Purpose: To document the types and causes of ocular and ocular adnexal injuries treated by United States Army ophthalmologists serving in Iraq during the Iraqi Insurgency.
Design: Prospective hospital-based observational analysis of injuries.
Participants: All coalition troops, enemy prisoners of war, and civilians with severe ocular and ocular adnexal injuries.
Methods: We prospectively examined severe ocular and ocular adnexal injuries that were treated at the 31st Combat Support Hospital during the portion of the Iraqi Insurgency that took place from January 20 through September 12, 2004.
Main outcome measures: Incidences and characteristics of ocular and ocular adnexal injuries.
Results: During the time observed, 207 patients suffered severe ocular or ocular adnexal injuries, including 132 open globes. Blast fragmentation from munitions caused 82% of all injuries. The most common single cause of injury was the improvised explosive device (IED), which caused 51% of all injuries. Of 41 eye excisions, 24 were caused by IEDs.
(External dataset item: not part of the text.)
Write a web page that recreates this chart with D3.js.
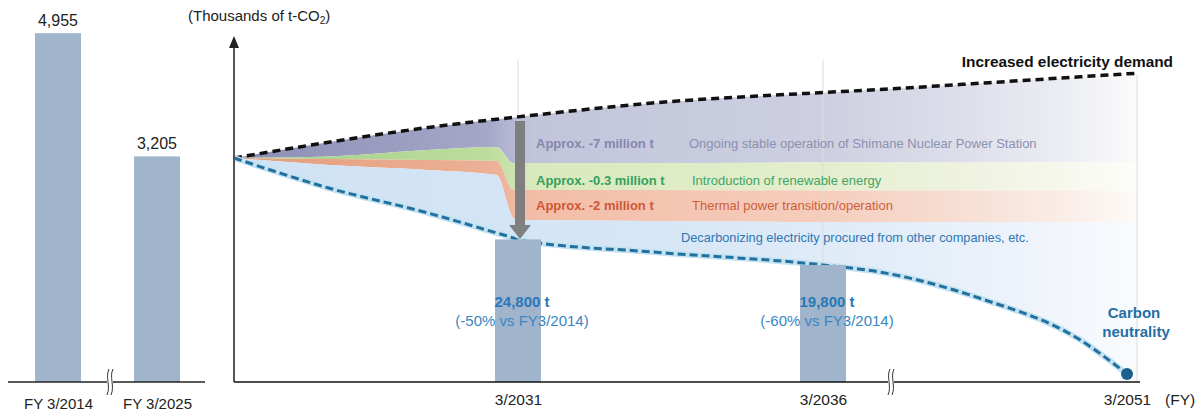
<!DOCTYPE html>
<html>
<head>
<meta charset="utf-8">
<script src="https://cdn.jsdelivr.net/npm/d3@7"></script>
<style>
  body { margin: 0; background: #fff; }
  svg { display: block; font-family: "Liberation Sans", Arial, sans-serif; }
</style>
</head>
<body>
<svg id="chart" width="1203" height="412"></svg>
<script>
// left panel: actual results
const leftCats = ["FY 3/2014", "FY 3/2025"];
const leftValues = [4955, 3205];

// right panel: roadmap (thousand t-CO2)
const axisYears = [2031, 2036, 2051];
const bandYears = [2025, 2027, 2029.1, 2030.55, 2030.9, 2031, 2033.2, 2036, 2038.8, 2043.7, 2048.7, 2051, 2051.5];
const demand        = [3896, 4170, 4426, 4570, 4602, 4611, 4852, 5035, 5087, 5195, 5308, 5360, 5370];
const nuclearBottom = [3896, 3922, 4035, 4087, 3809, 3809, 3809, 3817, 3817, 3817, 3817, 3817, 3817];
const renewBottom   = [3896, 3878, 3861, 3843, 3339, 3339, 3339, 3330, 3330, 3330, 3330, 3330, 3330];
const thermalBottom = [3896, 3774, 3687, 3600, 2852, 2817, 2800, 2783, 2783, 2783, 2783, 2783, 2783];
const target        = [3896, 3374, 2939, 2591, 2504, 2470, 2261, 2035, 1913, 1461, 730, 139, 0];

const barYears = [2031, 2036];
const barValues = [2480, 2035];
const barLabels = ["24,800 t", "19,800 t"];
const barNotes = ["(-50% vs FY3/2014)", "(-60% vs FY3/2014)"];
const gridYears = [2031, 2036, 2051.5];

const svg = d3.select("#chart");
const base = 382;

/**************
*** SCALES ***
**************/
const xL = d3.scalePoint().domain(leftCats).range([58, 157]);
const yL = d3.scaleLinear().domain([0, 5000]).range([base, 30]);

const xR = d3.scaleLinear().domain([2025, 2031, 2036, 2051]).range([234, 518, 823, 1127]);
const yR = d3.scaleLinear().domain([0, 6000]).range([base, 37]);

/******************
*** LEFT PANEL ***
******************/
const barCol = "#a0b5cc";
const left = svg.append("g");

left.selectAll("rect").data(leftValues).enter().append("rect")
  .attr("x", (d, i) => xL(leftCats[i]) - 23)
  .attr("width", 46)
  .attr("y", d => yL(d))
  .attr("height", d => base - yL(d))
  .attr("fill", barCol);

left.selectAll("text.val").data(leftValues).enter().append("text")
  .attr("class", "val")
  .attr("x", (d, i) => xL(leftCats[i]))
  .attr("y", d => yL(d) - 7)
  .attr("text-anchor", "middle")
  .attr("font-size", 16)
  .attr("fill", "#222")
  .text(d => d3.format(",")(d));

left.append("line")
  .attr("x1", 8).attr("x2", 205).attr("y1", base).attr("y2", base)
  .attr("stroke", "#222").attr("stroke-width", 1.3);

const axL = left.append("g")
  .attr("transform", "translate(0," + base + ")")
  .call(d3.axisBottom(xL).tickSize(0).tickPadding(16));
axL.select(".domain").remove();
axL.selectAll("text").attr("font-size", 15).attr("fill", "#222")
  .attr("font-family", "Liberation Sans, Arial, sans-serif");

/*******************
*** RIGHT PANEL ***
*******************/
const right = svg.append("g");
const defs = svg.append("defs");

function grad(id, stops) {
  const g = defs.append("linearGradient").attr("id", id)
    .attr("gradientUnits", "userSpaceOnUse")
    .attr("x1", xR(2025)).attr("x2", xR(2051.5)).attr("y1", 0).attr("y2", 0);
  stops.forEach(s => g.append("stop").attr("offset", s[0]).attr("stop-color", s[1]));
}
grad("gNuc", [[0, "#8c8eb4"], [0.28, "#a5a7c8"], [0.33, "#c2c4da"], [0.65, "#cdcfe1"], [0.82, "#dfe0eb"], [0.93, "#eeeff4"], [1, "#fbfbfc"]]);
grad("gRen", [[0, "#a3d08a"], [0.28, "#bcdc9c"], [0.33, "#d9e9be"], [0.65, "#e4eecd"], [0.82, "#eff3e0"], [0.93, "#f7f8ef"], [1, "#fdfdfa"]]);
grad("gThe", [[0, "#e39d7d"], [0.28, "#ebb095"], [0.33, "#f2bda7"], [0.65, "#f5cdbc"], [0.82, "#f7e0d5"], [0.93, "#faefe9"], [1, "#fdfaf8"]]);
grad("gBlu", [[0, "#cfe2f4"], [0.45, "#d6e6f6"], [0.7, "#e1ecf8"], [0.85, "#ecf2fa"], [1, "#f9fbfd"]]);

function band(top, bottom, fill) {
  const area = d3.area()
    .x((d, i) => xR(bandYears[i]))
    .y0((d, i) => yR(bottom[i]))
    .y1((d, i) => yR(top[i]))
    .curve(d3.curveMonotoneX);
  right.append("path").datum(bandYears).attr("d", area).attr("fill", fill);
}
band(demand, nuclearBottom, "url(#gNuc)");
band(nuclearBottom, renewBottom, "url(#gRen)");
band(renewBottom, thermalBottom, "url(#gThe)");
band(thermalBottom, target, "url(#gBlu)");

// faint vertical guides
right.selectAll("line.grid").data(gridYears).enter().append("line")
  .attr("class", "grid")
  .attr("x1", d => xR(d)).attr("x2", d => xR(d))
  .attr("y1", (d, i) => i < 2 ? 60 : 75).attr("y2", base)
  .attr("stroke", "#dcdcdc").attr("stroke-width", 1);

// demand line
const lineDemand = d3.line()
  .x((d, i) => xR(bandYears[i]))
  .y(d => yR(d))
  .curve(d3.curveMonotoneX);
right.append("path").datum(demand).attr("d", lineDemand)
  .attr("fill", "none").attr("stroke", "#111").attr("stroke-width", 3.5)
  .attr("stroke-dasharray", "8,5");

// target line (to carbon neutrality)
const tgt = target.slice(0, bandYears.indexOf(2051) + 1);
right.append("path").datum(tgt).attr("d", lineDemand)
  .attr("fill", "none").attr("stroke", "#c4e2f2").attr("stroke-width", 6);
right.append("path").datum(tgt).attr("d", lineDemand)
  .attr("fill", "none").attr("stroke", "#21709e").attr("stroke-width", 3)
  .attr("stroke-dasharray", "8,4");

// bars
right.selectAll("rect.bar").data(barValues).enter().append("rect")
  .attr("class", "bar")
  .attr("x", (d, i) => xR(barYears[i]) - 23)
  .attr("width", 46)
  .attr("y", d => yR(d))
  .attr("height", d => base - yR(d))
  .attr("fill", barCol);

// gray arrow
const ax = xR(2031) + 2;
right.append("rect").attr("x", ax - 5).attr("width", 10)
  .attr("y", 121).attr("height", 106).attr("fill", "#7f7f7f");
right.append("path")
  .attr("d", "M" + (ax - 11) + ",225 L" + (ax + 11) + ",225 L" + ax + ",239 Z")
  .attr("fill", "#7f7f7f");

// neutrality dot
right.append("circle")
  .attr("cx", xR(2051)).attr("cy", yR(139)).attr("r", 6)
  .attr("fill", "#1b5f8c");

// axes
right.append("line")
  .attr("x1", xR(2025)).attr("x2", xR(2025)).attr("y1", base).attr("y2", 46)
  .attr("stroke", "#555").attr("stroke-width", 2);
right.append("path")
  .attr("d", "M" + (xR(2025) - 5) + ",48 L" + (xR(2025) + 5) + ",48 L" + xR(2025) + ",36 Z")
  .attr("fill", "#222");
right.append("line")
  .attr("x1", xR(2025)).attr("x2", 1140).attr("y1", base).attr("y2", base)
  .attr("stroke", "#111").attr("stroke-width", 1.5);

const axR = right.append("g")
  .attr("transform", "translate(0," + base + ")")
  .call(d3.axisBottom(xR).tickValues(axisYears).tickFormat(d => "3/" + d).tickSize(0).tickPadding(12));
axR.select(".domain").remove();
axR.selectAll("text").attr("font-size", 15.5).attr("fill", "#222")
  .attr("font-family", "Liberation Sans, Arial, sans-serif");

right.append("text").attr("x", 1165).attr("y", 405).attr("font-size", 15.5)
  .attr("fill", "#222").text("(FY)");

// axis breaks
function brk(x) {
  const g = svg.append("g").attr("transform", "translate(" + x + "," + base + ")");
  g.append("rect").attr("x", -3).attr("y", -4).attr("width", 6).attr("height", 8).attr("fill", "#fff");
  [-2, 2].forEach(o => {
    g.append("path")
      .attr("d", "M" + (o + 1) + ",-13 C" + (o - 3) + ",-5 " + (o + 3) + ",4 " + (o - 1) + ",13")
      .attr("fill", "none").attr("stroke", "#333").attr("stroke-width", 1);
  });
}
brk(110);
brk(891);

/*******************
*** ANNOTATIONS ***
*******************/
const ann = svg.append("g");

const unit = ann.append("text").attr("x", 188).attr("y", 21).attr("font-size", 15).attr("fill", "#222");
unit.append("tspan").text("(Thousands of t-CO");
unit.append("tspan").attr("font-size", 10).attr("dy", 3).text("2");
unit.append("tspan").attr("dy", -3).text(")");

ann.append("text").attr("x", 1173).attr("y", 67).attr("text-anchor", "end")
  .attr("font-size", 15.4).attr("font-weight", "bold").attr("fill", "#111")
  .text("Increased electricity demand");

const rows = [
  {lab: "Approx. -7 million t", desc: "Ongoing stable operation of Shimane Nuclear Power Station", y: 148, c1: "#8587ad", c2: "#8b91ae", dx: 689},
  {lab: "Approx. -0.3 million t", desc: "Introduction of renewable energy", y: 185, c1: "#35a05c", c2: "#42a466", dx: 692},
  {lab: "Approx. -2 million t", desc: "Thermal power transition/operation", y: 210, c1: "#cf5636", c2: "#cf5d3d", dx: 692}
];
rows.forEach(r => {
  ann.append("text").attr("x", 536).attr("y", r.y).attr("font-size", 13)
    .attr("font-weight", "bold").attr("fill", r.c1).text(r.lab);
  ann.append("text").attr("x", r.dx).attr("y", r.y).attr("font-size", 13)
    .attr("fill", r.c2).text(r.desc);
});
ann.append("text").attr("x", 681).attr("y", 242).attr("font-size", 12.8)
  .attr("fill", "#2f76b2").text("Decarbonizing electricity procured from other companies, etc.");

barYears.forEach((yr, i) => {
  ann.append("text").attr("x", xR(yr) + 4).attr("y", 307).attr("text-anchor", "middle")
    .attr("font-size", 15).attr("font-weight", "bold").attr("fill", "#2a78b8").text(barLabels[i]);
  ann.append("text").attr("x", xR(yr) + 4).attr("y", 326).attr("text-anchor", "middle")
    .attr("font-size", 15).attr("fill", "#3a86c4").text(barNotes[i]);
});

ann.append("text").attr("x", 1134).attr("y", 318).attr("text-anchor", "middle")
  .attr("font-size", 15).attr("font-weight", "bold").attr("fill", "#1f6fa6").text("Carbon");
ann.append("text").attr("x", 1136).attr("y", 337).attr("text-anchor", "middle")
  .attr("font-size", 15).attr("font-weight", "bold").attr("fill", "#1f6fa6").text("neutrality");
</script>
</body>
</html>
Conclusions: During the portion of the Iraqi Insurgency covered in our report, munitions fragments were the most common cause of ocular and ocular adnexal injuries. The single most common cause of injury was the IED, which produced devastating ocular and ocular adnexal injuries. The authors' findings indicate that polycarbonate ballistic eyewear could have prevented many, but not all, of the ocular injuries we report.